IN Brief:
- Microchip has made MPLAB XC Pro Compilers and the MPLAB Machine Learning Development Suite available free of charge.
- Unlimited installs support individual developers and engineering teams using Microchip MCUs and MPUs.
- The move also covers MPLAB XC Functional Safety Compilers, with certification documentation and support available separately when required.
Microchip Technology has made its MPLAB XC Pro Compilers and MPLAB Machine Learning Development Suite available at no cost, giving embedded developers free access to optimisation and machine-learning development tools previously tied to paid licence tiers.
The change allows unlimited installs across individual and team environments. It covers MPLAB XC Pro Compilers for Microchip’s 8-, 16-, and 32-bit microcontroller and microprocessor portfolio, as well as the MPLAB Machine Learning Development Suite Model Builder plug-in for MPLAB and Microsoft Visual Studio Code.
The XC Pro Compilers apply optimisation techniques intended to reduce code size, lower memory footprint, improve execution speed, and generate architecture-optimised code for embedded applications. In constrained devices, those capabilities can influence whether a design fits into a chosen MCU, whether firmware updates remain manageable, and whether performance targets can be met without shifting to a larger or more expensive part.
The MPLAB Machine Learning Development Suite Model Builder generates optimised AI and IoT sensor-recognition code for Microchip MCUs and MPUs.
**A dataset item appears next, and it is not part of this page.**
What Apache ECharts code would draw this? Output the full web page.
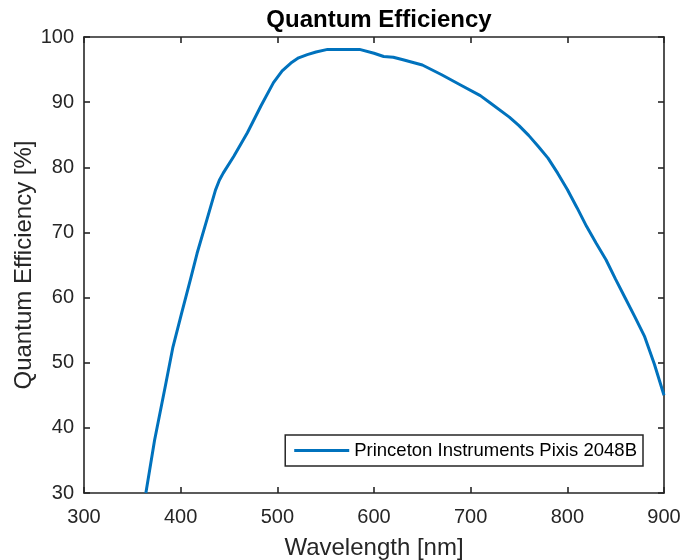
<!DOCTYPE html>
<html>
<head>
<meta charset="utf-8">
<script src="https://cdn.jsdelivr.net/npm/echarts@6/dist/echarts.min.js"></script>
<style>
  html, body { margin: 0; padding: 0; background: #fff; }
  #chart { width: 682px; height: 560px; }
</style>
</head>
<body>
<div id="chart"></div>
<script>
// Quantum efficiency curve of the camera sensor
const wavelengthNm = [364, 373, 384, 392, 401, 410, 417, 427, 436, 440, 444, 455, 469, 483, 496,
  505, 514, 522, 531, 540, 552, 585, 600, 610, 620, 630, 650, 670, 690, 710, 720,
  740, 750, 760, 770, 780, 790, 800, 810, 820, 830, 840, 850, 860, 870, 880, 890, 900];
const qePercent = [30, 38.1, 46.3, 52.4, 57.6, 62.7, 66.8, 71.9, 76.5, 78.0, 79.1, 81.7, 85.3, 89.4, 93,
  94.8, 96, 96.8, 97.3, 97.7, 98.1, 98.1, 97.5, 97.0, 96.9, 96.5, 95.7, 94.2, 92.6, 91.0, 89.9,
  87.7, 86.4, 84.9, 83.2, 81.4, 79.1, 76.6, 73.8, 70.9, 68.3, 65.8, 62.8, 59.9, 57.0, 54.0, 49.8, 45];
const seriesName = 'Princeton Instruments Pixis 2048B';
const xTicks = { min: 300, max: 900, step: 100 };
const yTicks = { min: 30, max: 100, step: 10 };

const FONT = '"Liberation Sans", Arial, Helvetica, sans-serif';
const AX = '#262626';

const axisBase = {
  type: 'value',
  axisLine: { show: true, onZero: false, lineStyle: { color: AX, width: 1.6 } },
  axisTick: { show: true, inside: true, length: 6, lineStyle: { color: AX, width: 1.6 } },
  splitLine: { show: false },
};

const chart = echarts.init(document.getElementById('chart'), null, { renderer: 'canvas' });
chart.setOption({
  backgroundColor: '#ffffff',
  animation: false,
  title: {
    text: 'Quantum Efficiency',
    left: 374, top: 3, textAlign: 'center',
    textStyle: { fontFamily: FONT, fontWeight: 'bold', fontSize: 24, color: '#000' }
  },
  grid: { left: 84, right: 18, top: 37, bottom: 67, containLabel: false, outerBoundsMode: 'none' },
  legend: {
    data: [{ name: seriesName, icon: 'rect' }],
    right: 39, top: 435,
    orient: 'vertical',
    backgroundColor: '#fff',
    borderColor: AX, borderWidth: 1.5, borderRadius: 0,
    padding: [6, 6, 6, 9],
    itemWidth: 55, itemHeight: 3,
    textStyle: { fontFamily: FONT, fontSize: 18.5, color: '#000', lineHeight: 19 }
  },
  xAxis: [
    Object.assign({}, axisBase, {
      position: 'bottom', min: xTicks.min, max: xTicks.max, interval: xTicks.step,
      name: 'Wavelength [nm]', nameLocation: 'middle', nameGap: 43, nameMoveOverlap: false,
      nameTextStyle: { fontFamily: FONT, fontSize: 24, color: AX },
      axisLabel: { fontFamily: FONT, fontSize: 20, color: AX, margin: 14 }
    }),
    Object.assign({}, axisBase, {
      position: 'top', min: xTicks.min, max: xTicks.max, interval: xTicks.step,
      axisLabel: { show: false }
    })
  ],
  yAxis: [
    Object.assign({}, axisBase, {
      position: 'left', min: yTicks.min, max: yTicks.max, interval: yTicks.step,
      name: 'Quantum Efficiency [%]', nameLocation: 'middle', nameGap: 48, nameRotate: 90,
      nameMoveOverlap: false,
      nameTextStyle: { fontFamily: FONT, fontSize: 24, color: AX },
      axisLabel: { fontFamily: FONT, fontSize: 20, color: AX, margin: 10 }
    }),
    Object.assign({}, axisBase, {
      position: 'right', min: yTicks.min, max: yTicks.max, interval: yTicks.step,
      axisLabel: { show: false }
    })
  ],
  series: [{
    name: seriesName,
    type: 'line',
    xAxisIndex: 0, yAxisIndex: 0,
    data: wavelengthNm.map((w, i) => [w, qePercent[i]]),
    showSymbol: false, symbol: 'none',
    lineStyle: { color: '#0072BD', width: 3 },
    itemStyle: { color: '#0072BD' },
    clip: true
  }]
});
</script>
</body>
</html>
Its availability through both MPLAB and VS Code gives developers a route to build embedded machine-learning workflows inside environments already used by many software teams.
Free access also extends to Microchip’s MPLAB XC Functional Safety Compilers. These compilers are TÜV SÜD-certified and support safety-critical development, with certification documentation and support available for purchase when needed. That structure allows teams to begin safety-oriented work without upfront compiler licence costs, while reserving formal certification support for projects that require it.
Microchip’s broader platform strategy has been visible across several recent developments, including CRA-ready device security work and 3.3kV SiC modules for medium-voltage power conversion. The new tools announcement sits on a different part of the design chain, but it reinforces the same direction: device selection increasingly depends on development software, safety support, security workflow, and lifecycle evidence as much as silicon features.
Compiler access can have a direct effect on embedded product decisions. A paid optimisation tier may push teams toward less efficient code generation during early development, particularly in small companies, education, evaluation projects, and distributed teams. Removing that barrier allows engineers to assess code size, timing, and memory behaviour under more realistic production conditions from the start.
Edge AI adds further pressure. TinyML and embedded inference workloads place unusual demands on memory, compute, and power budgets. Sensor recognition, anomaly detection, voice wake-word detection, predictive maintenance, and low-power classification tasks often run on devices that were never intended to behave like general-purpose AI platforms. Toolchain efficiency can decide whether a model runs locally, whether it has to be reduced, or whether the hardware target changes.
VS Code support reflects the changing shape of embedded development. Traditional vendor IDEs remain important, but many teams now want integrated workflows that fit source-control systems, continuous integration, mixed-language software projects, and cross-platform development environments. Hardware, firmware, and application software are increasingly developed together, which makes toolchain friction more visible.
The functional-safety compiler change may carry particular weight for industrial and automotive projects. Safety-oriented development depends on traceable tools, controlled compiler behaviour, documentation, validation evidence, and repeatable builds. Making the compiler available without an upfront licence cost allows teams to explore safety architecture earlier, before certification costs are justified.
Microchip’s move will not remove the work of embedded optimisation, model reduction, validation, or safety evidence. It does reduce one of the commercial barriers between evaluation and production-ready development, giving the MPLAB ecosystem a stronger role in early architecture decisions.